■ Brief ■
Look through the lines below and state how many hold the word "draw". Write only the number.
══════════
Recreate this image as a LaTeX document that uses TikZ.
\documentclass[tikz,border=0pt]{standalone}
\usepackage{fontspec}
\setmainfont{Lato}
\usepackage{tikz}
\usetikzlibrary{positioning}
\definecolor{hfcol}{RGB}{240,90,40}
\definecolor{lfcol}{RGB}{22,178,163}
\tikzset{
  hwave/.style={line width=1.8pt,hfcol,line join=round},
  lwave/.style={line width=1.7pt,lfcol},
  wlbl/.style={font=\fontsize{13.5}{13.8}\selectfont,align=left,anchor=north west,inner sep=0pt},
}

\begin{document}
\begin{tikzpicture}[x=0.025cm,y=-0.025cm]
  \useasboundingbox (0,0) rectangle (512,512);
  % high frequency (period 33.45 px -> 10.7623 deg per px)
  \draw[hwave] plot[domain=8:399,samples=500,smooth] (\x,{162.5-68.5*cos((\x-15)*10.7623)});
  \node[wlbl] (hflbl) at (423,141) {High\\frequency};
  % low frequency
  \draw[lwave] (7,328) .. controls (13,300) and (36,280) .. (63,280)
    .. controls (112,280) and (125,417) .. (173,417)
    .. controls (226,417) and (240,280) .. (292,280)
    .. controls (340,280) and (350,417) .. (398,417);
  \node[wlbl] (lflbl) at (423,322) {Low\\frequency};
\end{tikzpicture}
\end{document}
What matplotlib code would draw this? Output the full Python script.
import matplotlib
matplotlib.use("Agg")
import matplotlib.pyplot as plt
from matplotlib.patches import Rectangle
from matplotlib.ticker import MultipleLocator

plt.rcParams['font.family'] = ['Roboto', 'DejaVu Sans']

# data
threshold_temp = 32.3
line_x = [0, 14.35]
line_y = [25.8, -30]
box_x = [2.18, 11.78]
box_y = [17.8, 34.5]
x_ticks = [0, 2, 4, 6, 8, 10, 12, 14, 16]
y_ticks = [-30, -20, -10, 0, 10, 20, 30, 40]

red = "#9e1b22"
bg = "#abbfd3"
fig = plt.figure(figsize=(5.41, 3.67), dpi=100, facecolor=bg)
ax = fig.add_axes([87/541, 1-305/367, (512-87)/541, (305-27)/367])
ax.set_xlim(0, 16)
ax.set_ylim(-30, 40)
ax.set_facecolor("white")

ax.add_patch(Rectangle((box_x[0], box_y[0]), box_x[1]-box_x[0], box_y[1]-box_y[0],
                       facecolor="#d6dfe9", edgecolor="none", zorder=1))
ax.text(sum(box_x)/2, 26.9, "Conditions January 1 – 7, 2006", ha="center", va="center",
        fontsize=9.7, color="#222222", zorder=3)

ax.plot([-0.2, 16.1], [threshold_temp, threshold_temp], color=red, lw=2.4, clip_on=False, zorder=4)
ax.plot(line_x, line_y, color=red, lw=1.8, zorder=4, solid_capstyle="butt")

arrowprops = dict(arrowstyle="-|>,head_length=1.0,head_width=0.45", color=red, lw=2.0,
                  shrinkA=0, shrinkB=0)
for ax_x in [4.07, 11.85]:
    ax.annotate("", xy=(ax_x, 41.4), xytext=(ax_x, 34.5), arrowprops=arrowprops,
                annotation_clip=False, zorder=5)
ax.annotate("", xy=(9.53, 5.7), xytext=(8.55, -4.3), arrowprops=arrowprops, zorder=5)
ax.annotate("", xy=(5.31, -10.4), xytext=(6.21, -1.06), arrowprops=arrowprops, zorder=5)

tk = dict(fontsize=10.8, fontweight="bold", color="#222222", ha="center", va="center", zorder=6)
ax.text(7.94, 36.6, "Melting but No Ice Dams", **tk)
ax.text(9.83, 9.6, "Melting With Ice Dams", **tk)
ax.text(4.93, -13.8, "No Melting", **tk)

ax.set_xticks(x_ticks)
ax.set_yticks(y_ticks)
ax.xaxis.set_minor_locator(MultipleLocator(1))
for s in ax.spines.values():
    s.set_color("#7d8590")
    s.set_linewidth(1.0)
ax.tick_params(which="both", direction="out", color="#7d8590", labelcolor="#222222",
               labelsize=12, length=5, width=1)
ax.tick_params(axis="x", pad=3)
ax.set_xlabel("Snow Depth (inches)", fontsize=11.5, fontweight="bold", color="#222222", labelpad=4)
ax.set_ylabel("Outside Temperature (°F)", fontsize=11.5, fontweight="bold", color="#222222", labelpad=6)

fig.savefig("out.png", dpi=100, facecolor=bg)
══════════
■ Complete output ■
3